I'll add here a thought that I have that I think I've discussed in a separate thread before: If you really want to stretch an IRA and you don't need all the money yourself and the beneficiaries are listed properly ("secondcor521 33.33% per stirpes"), then I believe you can disclaim your portion of an IRA. If the beneficiaries are as listed, then your portion would go to your kids, who are an entire generation younger. Since they would have therefore inherited the IRA from your parent who is the original owner, then they should be entitled to do a stretch IRA over their lifetimes. Anyone know if this works or not? I'm planning on asking my CPA about it later this year.
 
@kgtest, since the beneficiaries are individuals and the I in IRA stands for individual, I believe the original account would have to be split into multiple accounts - one for each beneficiary. The only way I could imagine it remaining in a single account is if the original owner listed a trust as beneficiary, which I don't think is a good way to go, because that eliminates the ability to do a stretch IRA anyway.

I'll add here a thought that I have that I think I've discussed in a separate thread before: If you really want to stretch an IRA and you don't need all the money yourself and the beneficiaries are listed properly ("secondcor521 33.33% per stirpes"), then I believe you can disclaim your portion of an IRA. If the beneficiaries are as listed, then your portion would go to your kids, who are an entire generation younger.

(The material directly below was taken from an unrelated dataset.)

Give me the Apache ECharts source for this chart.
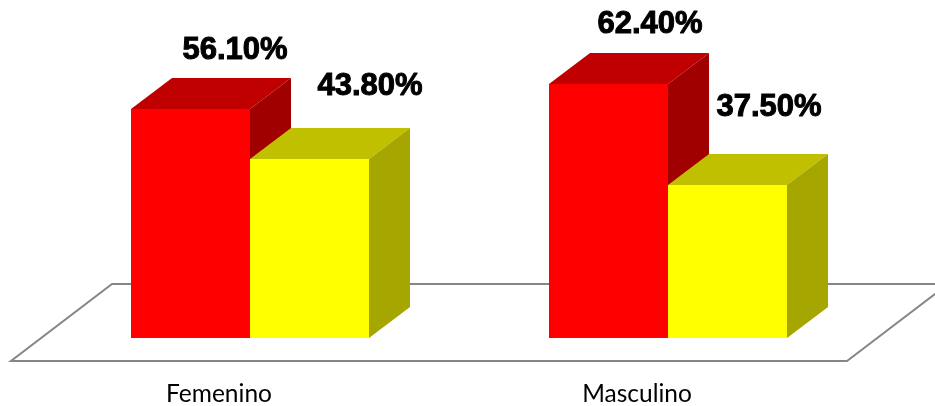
<!DOCTYPE html>
<html>
<head>
<meta charset="utf-8">
<style>html,body{margin:0;padding:0;background:#fff}#c{width:935px;height:406px}</style>
<script src="https://cdn.jsdelivr.net/npm/echarts@6/dist/echarts.min.js"></script>
</head>
<body>
<div id="c"></div>
<script>
const categories = ['Femenino', 'Masculino'];
const redValues = [56.1, 62.4];
const yellowValues = [43.8, 37.5];

const DEPTH_X = 41, DEPTH_Y = 31, BAR_W = 119;
const redLabelOffsets = [[44.5, -60], [41.5, -61]];
const yellowLabelOffsets = [[60.5, -74], [41.5, -79]];

function bar3d(values, side, colors, offsets) {
  return {
    type: 'custom',
    coordinateSystem: 'cartesian2d',
    data: values.map((v, i) => [i, v]),
    encode: { x: 0, y: 1 },
    z: 3,
    renderItem(params, api) {
      const i = api.value(0);
      const top = api.coord([i, api.value(1)]);
      const base = api.coord([i, 0]);
      const x0 = side < 0 ? top[0] - BAR_W : top[0];
      const x1 = x0 + BAR_W, yT = Math.round(top[1]), yB = Math.round(base[1]);
      const off = offsets[i];
      const poly = (pts, fill) => ({
        type: 'polygon',
        shape: { points: pts },
        style: { fill: fill, stroke: null }
      });
      return {
        type: 'group',
        children: [
          poly([[x0, yT], [x0 + DEPTH_X, yT - DEPTH_Y], [x1 + DEPTH_X, yT - DEPTH_Y], [x1, yT]], colors.top),
          poly([[x1, yT], [x1 + DEPTH_X, yT - DEPTH_Y], [x1 + DEPTH_X, yB - DEPTH_Y], [x1, yB]], colors.side),
          poly([[x0, yT], [x1, yT], [x1, yB], [x0, yB]], colors.front),
          {
            type: 'text',
            z2: 10,
            style: {
              x: (x0 + x1) / 2 + off[0],
              y: yT + off[1] + 1,
              text: api.value(1).toFixed(2) + '%',
              font: 'bold 31px "Liberation Sans"',
              fill: '#000',
              stroke: '#000',
              lineWidth: 1,
              align: 'center',
              verticalAlign: 'middle'
            }
          }
        ]
      };
    }
  };
}

const chart = echarts.init(document.getElementById('c'), null, { renderer: 'canvas' });
chart.setOption({
  animation: false,
  backgroundColor: '#fff',
  grid: { left: 41, right: 58, top: 11.76, bottom: 68, containLabel: false, outerBoundsMode: 'none' },
  xAxis: {
    type: 'category',
    data: categories,
    axisLine: { show: false },
    axisTick: { show: false },
    axisLabel: {
      fontFamily: 'Lato', fontSize: 24.5, color: '#000', margin: 56,
      verticalAlign: 'middle', padding: [0, 62, 0, 0]
    }
  },
  yAxis: { type: 'value', min: 0, max: 80, show: false, splitLine: { show: false } },
  series: [
    {
      type: 'custom',
      coordinateSystem: 'cartesian2d',
      data: [[0, 0]],
      encode: { x: 0, y: 1 },
      z: 1,
      clip: false,
      silent: true,
      renderItem(params, api) {
        const cs = params.coordSys;
        const yB = cs.y + cs.height;
        const fl = cs.x - 30, fr = cs.x + cs.width - 30, fy = yB + 23;
        const dx = 101, dy = 77;
        return {
          type: 'polygon',
          shape: { points: [[fl, fy], [fr, fy], [fr + dx, fy - dy], [fl + dx, fy - dy]] },
          style: { fill: '#fff', stroke: '#868686', lineWidth: 2 }
        };
      }
    },
    bar3d(redValues, -1, { front: '#ff0000', top: '#c00000', side: '#a00000' }, redLabelOffsets),
    bar3d(yellowValues, 1, { front: '#ffff00', top: '#c0c000', side: '#a6a600' }, yellowLabelOffsets)
  ]
});
</script>
</body>
</html>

Since they would have therefore inherited the IRA from your parent who is the original owner, then they should be entitled to do a stretch IRA over their lifetimes. Anyone know if this works or not? I'm planning on asking my CPA about it later this year.


can't you have two IRA's open under your name at Vanguard at once...each with a separately listed Beneficiary?
 
can't you have two IRA's open under your name at Vanguard at once...each with a separately listed Beneficiary?

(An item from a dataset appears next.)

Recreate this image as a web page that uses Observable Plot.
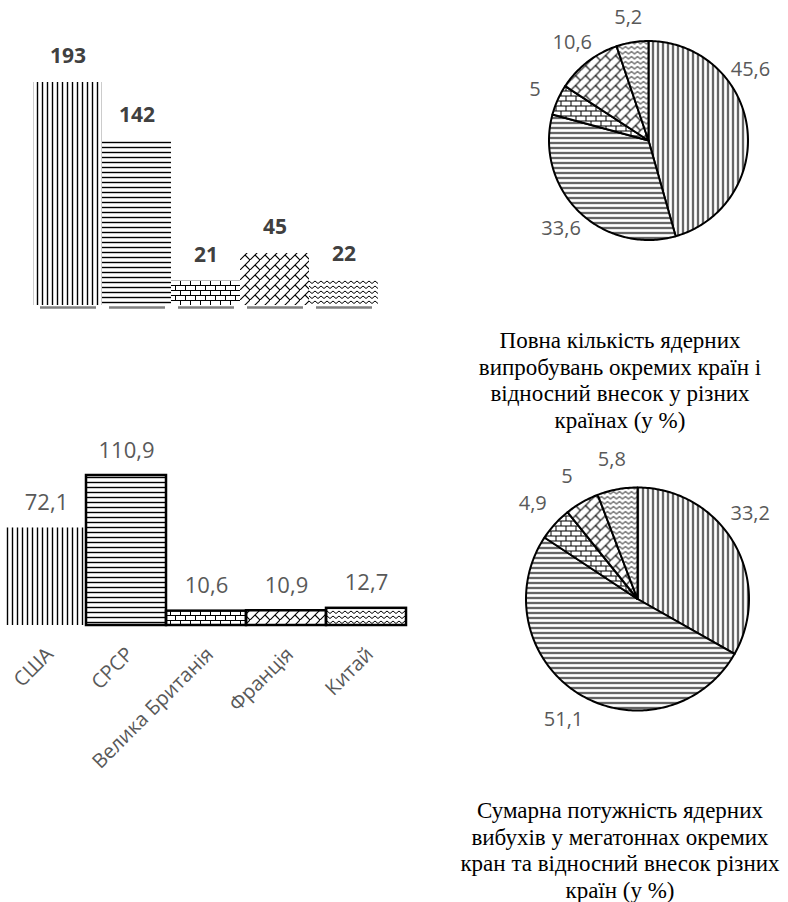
<!DOCTYPE html>
<html>
<head>
<meta charset="utf-8">
<script src="https://cdn.jsdelivr.net/npm/d3@7"></script>
<script src="https://cdn.jsdelivr.net/npm/@observablehq/plot@0.6"></script>
<style>
  body { margin: 0; background: #fff; }
  #page { position: relative; width: 788px; height: 902px; overflow: hidden; background: #fff; }
  .panel { position: absolute; }
  .panel svg { overflow: visible; }
  .caption {
    position: absolute;
    width: 360px;
    font-family: "Liberation Serif", "Times New Roman", serif;
    font-size: 23px;
    line-height: 26.5px;
    text-align: center;
    color: #000;
    white-space: nowrap;
  }
</style>
</head>
<body>
<!-- hatch fills shared by all four charts -->
<svg width="0" height="0" style="position:absolute">
  <defs>
    <pattern id="pat-vert" width="5" height="5" patternUnits="userSpaceOnUse">
      <rect width="5" height="5" fill="#fff"/>
      <line x1="2.5" y1="-1" x2="2.5" y2="6" stroke="#000" stroke-width="1.4"/>
    </pattern>
    <pattern id="pat-horiz" width="5" height="5" patternUnits="userSpaceOnUse">
      <rect width="5" height="5" fill="#fff"/>
      <line x1="-1" y1="2.5" x2="6" y2="2.5" stroke="#000" stroke-width="1.4"/>
    </pattern>
    <pattern id="pat-brick" width="10" height="10" patternUnits="userSpaceOnUse">
      <rect width="10" height="10" fill="#fff"/>
      <path d="M0,0.5H10M0,5.5H10M0.5,0.5V5.5M5.5,5.5V10.5" stroke="#000" stroke-width="1" fill="none"/>
    </pattern>
    <pattern id="pat-diagbrick" width="10" height="10" patternUnits="userSpaceOnUse">
      <rect width="10" height="10" fill="#fff"/>
      <path d="M-1,11L11,-1M5,5L10.5,10.5" stroke="#000" stroke-width="1.1" fill="none"/>
    </pattern>
    <pattern id="pat-zigzag" width="6" height="5" patternUnits="userSpaceOnUse">
      <rect width="6" height="5" fill="#fff"/>
      <path d="M-1,4.3L0,3.5L3,1L6,3.5L7,4.3" stroke="#000" stroke-width="1" fill="none"/>
    </pattern>
  </defs>
</svg>

<div id="page">
  <div class="panel" id="tests-bars" style="left:0;top:0"></div>
  <div class="panel" id="tests-pie" style="left:430px;top:0"></div>
  <div class="caption" id="tests-caption" style="left:440px;top:328px"></div>
  <div class="panel" id="yield-bars" style="left:0;top:420px"></div>
  <div class="panel" id="yield-pie" style="left:430px;top:440px"></div>
  <div class="caption" id="yield-caption" style="left:440px;top:798px"></div>
</div>

<script>
// Nuclear tests and total yield by country
const countries = ["США", "СРСР", "Велика Британія", "Франція", "Китай"];
const testCounts = [193, 142, 21, 45, 22];          // number of tests
const testShares = [45.6, 33.6, 5, 10.6, 5.2];      // share of tests, %
const yieldMt = [72.1, 110.9, 10.6, 10.9, 12.7];    // total yield, Mt
const yieldShares = [33.2, 51.1, 4.9, 5, 5.8];      // share of yield, %

const captionTests = ["Повна кількість ядерних", "випробувань окремих країн і", "відносний внесок у різних", "країнах (у %)"];
const captionYield = ["Сумарна потужність ядерних", "вибухів у мегатоннах окремих", "кран та відносний внесок різних", "країн (у %)"];

// one hatch per country
const patternIds = ["vert", "horiz", "brick", "diagbrick", "zigzag"];
const hatch = {
  type: "ordinal",
  domain: countries,
  range: patternIds.map(id => `url(#pat-${id})`)
};

const fmt = v => String(v).replace(".", ",");
const labelFont = "'Open Sans', 'DejaVu Sans', sans-serif";
const transparent = {background: "transparent", overflow: "visible", fontFamily: labelFont};

// ---- bar chart: number of tests ----
const tests = countries.map((c, i) => ({country: c, value: testCounts[i]}));
document.getElementById("tests-bars").append(Plot.plot({
  width: 420, height: 330, margin: 0,
  style: transparent,
  x: {domain: countries, range: [31, 380], padding: 0, axis: null},
  y: {domain: [0, d3.max(testCounts)], range: [305, 82], axis: null},
  color: hatch,
  marks: [
    Plot.barY(tests, {x: "country", y: "value", fill: "country"}),
    Plot.tickY(tests, {x: "country", y: 0, stroke: "#7f7f7f", strokeWidth: 2.5, dy: 2, insetLeft: 7, insetRight: 6}),
    Plot.text(tests, {x: "country", y: "value", text: d => fmt(d.value), dy: -26,
      fontSize: 21, fontWeight: "bold", fill: "#404040", fontFamily: labelFont})
  ]
}));

// ---- bar chart: total yield ----
const yields = countries.map((c, i) => ({country: c, value: yieldMt[i]}));
document.getElementById("yield-bars").append(Plot.plot({
  width: 440, height: 380, margin: 0,
  style: transparent,
  x: {domain: countries, range: [6, 406], padding: 0, axis: null},
  y: {domain: [0, d3.max(yieldMt)], range: [205, 55], axis: null},
  color: hatch,
  marks: [
    Plot.barY(yields, {x: "country", y: "value", fill: "country"}),
    Plot.barY(yields.filter(d => d.country !== countries[0]),
      {x: "country", y: "value", fill: "none", stroke: "#000", strokeWidth: 2.5}),
    Plot.text(yields, {x: "country", y: "value", text: d => fmt(d.value), dy: -25,
      fontSize: 22, fill: "#595959", fontFamily: labelFont}),
    Plot.text(countries, {x: Plot.identity, y: 0, text: Plot.identity, rotate: -45,
      textAnchor: "end", lineAnchor: "top", dx: -2, dy: 20,
      fontSize: 20, fill: "#595959", fontFamily: labelFont})
  ]
}));

// ---- pie charts (clockwise from 12 o'clock) ----
function sliceRows(shares) {
  const total = d3.sum(shares);
  let acc = 0;
  return shares.map((v, i) => {
    const a0 = acc / total * 2 * Math.PI;
    acc += v;
    const a1 = acc / total * 2 * Math.PI;
    return {country: countries[i], value: v, a0, a1, mid: (a0 + a1) / 2};
  });
}

function sliceOutline(slices) {
  const pts = [];
  for (const s of slices) {
    const n = Math.max(2, Math.ceil((s.a1 - s.a0) / (Math.PI / 180)));
    pts.push({country: s.country, x: 0, y: 0});
    for (let k = 0; k <= n; k++) {
      const a = s.a0 + (s.a1 - s.a0) * k / n;
      pts.push({country: s.country, x: Math.sin(a), y: Math.cos(a)});
    }
    pts.push({country: s.country, x: 0, y: 0});
  }
  return pts;
}

// label angle: the slice's middle, turned toward 12 o'clock when the
// label would run past the right edge of the chart
function labelAngle(s, {width, cx, r, labelR, fontSize}) {
  const half = fmt(s.value).length * 0.29 * fontSize;
  const limit = width - 14 - half;
  let a = s.mid;
  while (a > 0 && cx + labelR * r * Math.sin(a) > limit) a -= Math.PI / 180;
  return a;
}

function pie(shares, opts) {
  const {width, height, cx, cy, r, labelR, fontSize} = opts;
  const slices = sliceRows(shares);
  slices.forEach(s => { s.labelA = labelAngle(s, opts); });
  return Plot.plot({
    width, height, margin: 0,
    style: transparent,
    x: {domain: [-1, 1], range: [cx - r, cx + r], axis: null},
    y: {domain: [-1, 1], range: [cy + r, cy - r], axis: null},
    color: hatch,
    marks: [
      Plot.line(sliceOutline(slices), {x: "x", y: "y", z: "country", fill: "country",
        stroke: "#000", strokeWidth: 2, strokeLinejoin: "round"}),
      Plot.text(slices, {
        x: d => labelR * Math.sin(d.labelA),
        y: d => labelR * Math.cos(d.labelA),
        text: d => fmt(d.value),
        fontSize, fill: "#595959", fontFamily: labelFont
      })
    ]
  });
}

document.getElementById("tests-pie").append(
  pie(testShares, {width: 358, height: 300, cx: 218, cy: 140, r: 99.5, labelR: 1.25, fontSize: 20}));
document.getElementById("yield-pie").append(
  pie(yieldShares, {width: 358, height: 300, cx: 207, cy: 158.5, r: 111.5, labelR: 1.27, fontSize: 20}));

// ---- captions ----
document.getElementById("tests-caption").innerHTML = captionTests.join("<br>");
document.getElementById("yield-caption").innerHTML = captionYield.join("<br>");
</script>
</body>
</html>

Well sure, but I think that's a harder way to do it if you want 50% to go to each beneficiary, because you have to keep the accounts balanced in size all the time. One might be caught unaware by the grim reaper, or be too sick to pay attention to balancing IRAs in one's final days. If the accounts are invested differently, they'll get out of whack size-wise as the investments perform differently over time.

I personally think it's easier to have one IRA at Vanguard and list beneficiaries as:

secondcor521 kid 1 per stirpes 50%
secondcor521 kid 2 per stirpes 50%

Then when I kick the bucket, my executrix calls Vanguard, they split my single IRA into two equal sized pieces right down the middle (maybe my oldest kid gets the extra penny or extra 0.001 share if there's an odd amount) and create two new inherited IRA accounts for my kids.